En una fiesta muy fina en una urbanización del norte de Madrid me encuentro hablando con una chica.
Me cuenta que es la hija de churrero de Pozuelo. También me cuenta que su sobrina se ha caído en la piscina y no sabía nadar. También me cuenta que tuvo un novio ciclista y algunos avatares de su carrera. Aprovecha un descuido mío para colocarse el aro del sujetador con disimulo. Lo aprovecha mal, si no, no estaría yo contándolo.
Yo no hablo pero me estoy quedando prendado, lo noto. No hablo por timidez. La hija del churrero de Pozuelo es una contradición en sí misma, y eso me fascina. Su mirada es limpia. Sus manos grandes, no lleva las uñas pintadas. Su conversación es como un baúl lleno de juguetes, algunos de ellos rotos.
Como yo no participo mucho, ella dice sus frases y dice también las mías. Como si por no cumplir un determinado cupo de frases dichas a uno pudieran echarle de la fiesta sin contemplaciones y ella quisiera salvarme.

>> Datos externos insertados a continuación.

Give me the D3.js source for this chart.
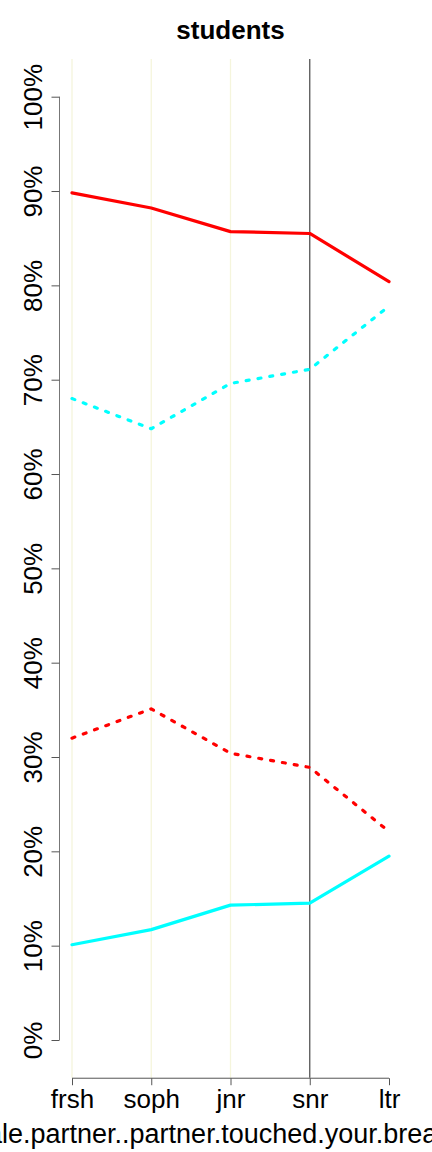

Me pregunta que dónde vivo y cuando le contesto que en Begoña me dice que ella tiene una amiga en Embajadores. Me repito mentalmente varias veces su comentario para llegar a la conclusión de que esa amiga suya y yo sólo tenemos en común el no vivir en el mismo barrio que el otro. ¡Asombroso!
Una chica tan desprovista de coherencia tiene que ser un auténtico torbellino en el amor.
Me sigo prendando.
Estoy a punto de confesarle que me echo crema con factor de protección número 12. Ni 15 ni 7, exactamente 12. Es porque veo que no hay salto en el tema de conversación que le asuste y quiero impresionarla. Pero me callo. Por timidez.
Estoy a punto de pedirle el número de teléfono de su padre para solicitar su mano, pero me interrumpe poniéndose seria y contándome que lo que más le gusta en el mundo son los gusanitos. Sí, esos de color naranja que supuestamente saben a queso. «Mi padre los hacía».
Estoy a punto de decirle que la amo repentina, fulgurante e inexorablemente… Pero me callo. Por timidez.
Vuelvo a casa con toda la chaqueta llena de amor: amor sincero, platónico y por qué no decirlo: poco correspondido. Feliz; lo que técnicamente se conoce como feliz.
A la mañana siguiente, en la compra, elijo dos yogures Bio de frutas del bosque, unas cocacolaslait, una lubina para hacer a la espalda (no estoy seguro de qué es a la espalda pero me gusta el nombre, ya lo buscaré en el libro de recetas) y una docena de huevos.
Y una bolsa de gusanitos.
Coloco la bolsa en una estantería de la cocina e imagino que ella vendrá algún día más o menos por casualidad y que yo le sacaré la bolsa y ella pensará que es tan bonito como cuando Bambi encontró a su madre y sonreirá y se comerá la bolsa y acabaremos los dos con los dedos naranjas y a partir de ahí viviremos felices el resto de nuestra vida. Esto último no me lo creo yo ni en sueños pero no pienso borrarlo. En la misma estantería de los gusanitos tengo unos burmarflases sin congelar y una bolsa con panchitos mezclados con kikos. Esto lo digo para que el lector se dé cuenta de que he elegido un puesto de honor para colocar la bolsa.
Aunque se quedó con mi teléfono pasan los días y no me llama.
Cada vez que abro para coger algo del armario veo la bolsa. Y pienso en ella.
La hija del churrero de Pozuelo se llevó mi corazón aquella noche, justo en aquella fiesta, pero parece que no se ha dado cuenta. Si yo fuera de sufrir sufriría. Pero no, no soy de sufrir.
Un mes después (puede que llevado por el desengaño) pienso que tampoco va a pasar nada si abro la bolsa y cojo dos o tres. En efecto, cojo cinco. Y no pasa nada.
A partir de ahí y paulatinamente las visitas a la bolsa menudean. Dos semanas después terminé con ella (con la bolsa). Los últimos estaban un poco rancios, lo tengo que decir.
En este tiempo la hija del churrero de Pozuelo no me ha llamado. Poco a poco me he comido sus gusanitos. Hoy he doblado la bolsa y la he tirado sin pesar. Y sin pensar.
Con ella se ha ido a la planta de reciclaje un amor sincero y platónico, también repentino y fulgurante.
En estado embrionario, eso sí.
Incluso podría decirse que precoital.
ummmmh! «amor churrero»!
Muy tierno, yo una vez me fui de safari lejano, y allí, en el safari lejano estaba también un churrero de Madrid con toda su familia, que por lo visto estaba forrado, se ve que los churros dan mucho de si, cada año hacían un viaje a los confines o mas allá.
No se por que cuando alguien hace algo mal le dicen que le ha quedado «un churro».